(WORK INSTRUCTIONS): Reproduce exactly the lines from the one containing "Recreate this image as a web" down to the one containing "let limiteY = 2.87", including both of those lines, and nothing else.

(Plotting code records):
==================================================

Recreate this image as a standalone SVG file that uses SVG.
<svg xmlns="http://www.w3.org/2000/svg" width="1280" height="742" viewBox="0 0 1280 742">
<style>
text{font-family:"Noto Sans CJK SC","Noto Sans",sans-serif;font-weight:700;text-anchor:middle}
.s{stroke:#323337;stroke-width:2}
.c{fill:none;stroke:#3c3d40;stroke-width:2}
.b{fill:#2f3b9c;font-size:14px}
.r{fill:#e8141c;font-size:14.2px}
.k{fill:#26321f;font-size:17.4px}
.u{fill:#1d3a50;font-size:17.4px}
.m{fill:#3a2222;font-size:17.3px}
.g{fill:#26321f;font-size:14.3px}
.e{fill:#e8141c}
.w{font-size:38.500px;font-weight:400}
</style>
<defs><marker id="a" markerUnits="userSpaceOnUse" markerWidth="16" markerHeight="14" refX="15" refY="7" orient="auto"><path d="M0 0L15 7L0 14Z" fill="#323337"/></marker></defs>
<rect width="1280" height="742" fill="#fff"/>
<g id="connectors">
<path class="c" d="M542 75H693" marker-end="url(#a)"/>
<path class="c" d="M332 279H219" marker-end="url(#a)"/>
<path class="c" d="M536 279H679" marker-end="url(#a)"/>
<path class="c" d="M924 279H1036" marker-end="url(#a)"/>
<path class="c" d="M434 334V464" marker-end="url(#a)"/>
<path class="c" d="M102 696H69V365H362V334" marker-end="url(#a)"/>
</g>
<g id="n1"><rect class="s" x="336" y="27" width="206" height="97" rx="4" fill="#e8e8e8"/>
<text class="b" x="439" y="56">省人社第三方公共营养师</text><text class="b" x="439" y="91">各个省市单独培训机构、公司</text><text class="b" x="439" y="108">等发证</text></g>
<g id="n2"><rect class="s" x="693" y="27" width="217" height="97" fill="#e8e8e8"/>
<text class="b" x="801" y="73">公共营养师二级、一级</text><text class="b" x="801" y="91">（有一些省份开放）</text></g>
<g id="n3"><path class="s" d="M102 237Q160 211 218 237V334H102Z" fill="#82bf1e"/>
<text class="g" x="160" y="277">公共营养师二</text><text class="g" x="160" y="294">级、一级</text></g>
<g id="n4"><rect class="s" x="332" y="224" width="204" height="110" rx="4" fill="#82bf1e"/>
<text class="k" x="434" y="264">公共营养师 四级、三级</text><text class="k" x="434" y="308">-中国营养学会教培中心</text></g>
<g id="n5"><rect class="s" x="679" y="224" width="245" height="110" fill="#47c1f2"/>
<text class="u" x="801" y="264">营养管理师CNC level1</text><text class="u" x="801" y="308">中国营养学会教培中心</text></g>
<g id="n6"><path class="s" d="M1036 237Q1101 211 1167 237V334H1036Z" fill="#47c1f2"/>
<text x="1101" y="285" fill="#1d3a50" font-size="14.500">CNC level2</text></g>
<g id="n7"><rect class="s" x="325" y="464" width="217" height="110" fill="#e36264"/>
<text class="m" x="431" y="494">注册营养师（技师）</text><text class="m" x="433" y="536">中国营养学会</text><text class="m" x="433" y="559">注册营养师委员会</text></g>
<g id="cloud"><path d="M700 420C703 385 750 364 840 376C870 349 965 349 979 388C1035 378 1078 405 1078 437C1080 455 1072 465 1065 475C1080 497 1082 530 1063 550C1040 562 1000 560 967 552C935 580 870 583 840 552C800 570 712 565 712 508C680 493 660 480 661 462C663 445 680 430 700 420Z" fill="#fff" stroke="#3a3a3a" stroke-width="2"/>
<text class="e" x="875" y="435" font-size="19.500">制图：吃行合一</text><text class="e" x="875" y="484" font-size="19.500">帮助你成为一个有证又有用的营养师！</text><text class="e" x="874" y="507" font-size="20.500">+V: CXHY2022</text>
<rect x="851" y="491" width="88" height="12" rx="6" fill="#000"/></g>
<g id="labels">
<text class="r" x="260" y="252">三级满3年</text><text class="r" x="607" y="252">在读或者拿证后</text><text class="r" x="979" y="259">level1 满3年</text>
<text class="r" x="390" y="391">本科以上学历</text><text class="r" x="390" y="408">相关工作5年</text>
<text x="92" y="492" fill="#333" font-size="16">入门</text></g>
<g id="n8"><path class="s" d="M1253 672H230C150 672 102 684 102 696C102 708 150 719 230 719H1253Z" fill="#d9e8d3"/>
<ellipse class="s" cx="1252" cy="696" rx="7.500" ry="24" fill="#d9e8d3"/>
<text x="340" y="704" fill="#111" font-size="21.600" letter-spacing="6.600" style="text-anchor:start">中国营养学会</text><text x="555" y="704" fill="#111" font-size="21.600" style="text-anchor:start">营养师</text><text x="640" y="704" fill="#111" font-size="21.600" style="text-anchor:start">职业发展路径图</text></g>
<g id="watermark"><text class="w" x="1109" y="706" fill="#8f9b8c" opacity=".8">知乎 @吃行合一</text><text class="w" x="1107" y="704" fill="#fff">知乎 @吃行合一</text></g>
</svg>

==================================================

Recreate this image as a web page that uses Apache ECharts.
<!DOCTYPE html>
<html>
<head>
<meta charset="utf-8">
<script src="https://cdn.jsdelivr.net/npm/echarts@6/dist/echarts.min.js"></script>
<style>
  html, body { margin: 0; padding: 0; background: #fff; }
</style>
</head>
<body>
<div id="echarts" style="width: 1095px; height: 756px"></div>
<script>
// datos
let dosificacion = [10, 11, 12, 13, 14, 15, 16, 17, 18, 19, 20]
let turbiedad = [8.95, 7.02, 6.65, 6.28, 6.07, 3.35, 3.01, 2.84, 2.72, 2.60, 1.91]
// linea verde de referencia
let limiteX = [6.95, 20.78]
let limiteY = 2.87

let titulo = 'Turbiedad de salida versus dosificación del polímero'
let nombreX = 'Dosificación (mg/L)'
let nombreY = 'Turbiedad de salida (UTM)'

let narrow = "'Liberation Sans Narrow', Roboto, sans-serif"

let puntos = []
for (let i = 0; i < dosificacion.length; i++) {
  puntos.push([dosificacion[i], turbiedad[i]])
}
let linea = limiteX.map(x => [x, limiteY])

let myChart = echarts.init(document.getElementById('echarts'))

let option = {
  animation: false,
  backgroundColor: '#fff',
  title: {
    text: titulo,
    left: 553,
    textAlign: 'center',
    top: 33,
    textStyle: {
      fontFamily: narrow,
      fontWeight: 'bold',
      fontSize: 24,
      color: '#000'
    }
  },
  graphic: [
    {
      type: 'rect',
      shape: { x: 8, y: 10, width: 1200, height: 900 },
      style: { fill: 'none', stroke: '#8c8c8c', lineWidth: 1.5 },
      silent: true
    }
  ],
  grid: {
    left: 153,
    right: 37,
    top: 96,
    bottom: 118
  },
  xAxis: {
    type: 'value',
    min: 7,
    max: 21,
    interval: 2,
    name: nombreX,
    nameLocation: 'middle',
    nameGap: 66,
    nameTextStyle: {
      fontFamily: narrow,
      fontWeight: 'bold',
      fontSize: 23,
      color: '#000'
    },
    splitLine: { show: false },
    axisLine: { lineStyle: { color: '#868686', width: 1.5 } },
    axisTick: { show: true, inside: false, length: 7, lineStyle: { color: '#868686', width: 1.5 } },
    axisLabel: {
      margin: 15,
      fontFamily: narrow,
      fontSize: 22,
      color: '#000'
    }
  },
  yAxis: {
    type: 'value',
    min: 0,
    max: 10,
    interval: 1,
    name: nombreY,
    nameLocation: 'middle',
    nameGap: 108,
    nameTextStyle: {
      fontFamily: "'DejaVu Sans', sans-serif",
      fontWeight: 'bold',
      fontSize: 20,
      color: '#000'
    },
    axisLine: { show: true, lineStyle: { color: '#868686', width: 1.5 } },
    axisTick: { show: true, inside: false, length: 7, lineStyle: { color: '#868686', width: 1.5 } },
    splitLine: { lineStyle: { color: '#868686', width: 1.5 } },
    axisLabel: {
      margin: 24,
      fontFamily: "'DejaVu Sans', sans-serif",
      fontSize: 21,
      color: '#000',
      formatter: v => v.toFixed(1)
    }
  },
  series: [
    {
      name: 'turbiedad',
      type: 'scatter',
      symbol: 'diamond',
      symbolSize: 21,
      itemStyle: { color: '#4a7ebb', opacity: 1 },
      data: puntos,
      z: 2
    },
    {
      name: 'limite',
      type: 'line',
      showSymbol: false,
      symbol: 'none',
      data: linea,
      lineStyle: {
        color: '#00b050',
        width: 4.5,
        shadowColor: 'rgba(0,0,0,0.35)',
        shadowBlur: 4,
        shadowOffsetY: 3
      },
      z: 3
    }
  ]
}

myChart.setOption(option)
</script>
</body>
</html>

==================================================

(FINISHED TASK):
Recreate this image as a web page that uses Apache ECharts.
<!DOCTYPE html>
<html>
<head>
<meta charset="utf-8">
<script src="https://cdn.jsdelivr.net/npm/echarts@6/dist/echarts.min.js"></script>
<style>
  html, body { margin: 0; padding: 0; background: #fff; }
</style>
</head>
<body>
<div id="echarts" style="width: 1095px; height: 756px"></div>
<script>
// datos
let dosificacion = [10, 11, 12, 13, 14, 15, 16, 17, 18, 19, 20]
let turbiedad = [8.95, 7.02, 6.65, 6.28, 6.07, 3.35, 3.01, 2.84, 2.72, 2.60, 1.91]
// linea verde de referencia
let limiteX = [6.95, 20.78]
let limiteY = 2.87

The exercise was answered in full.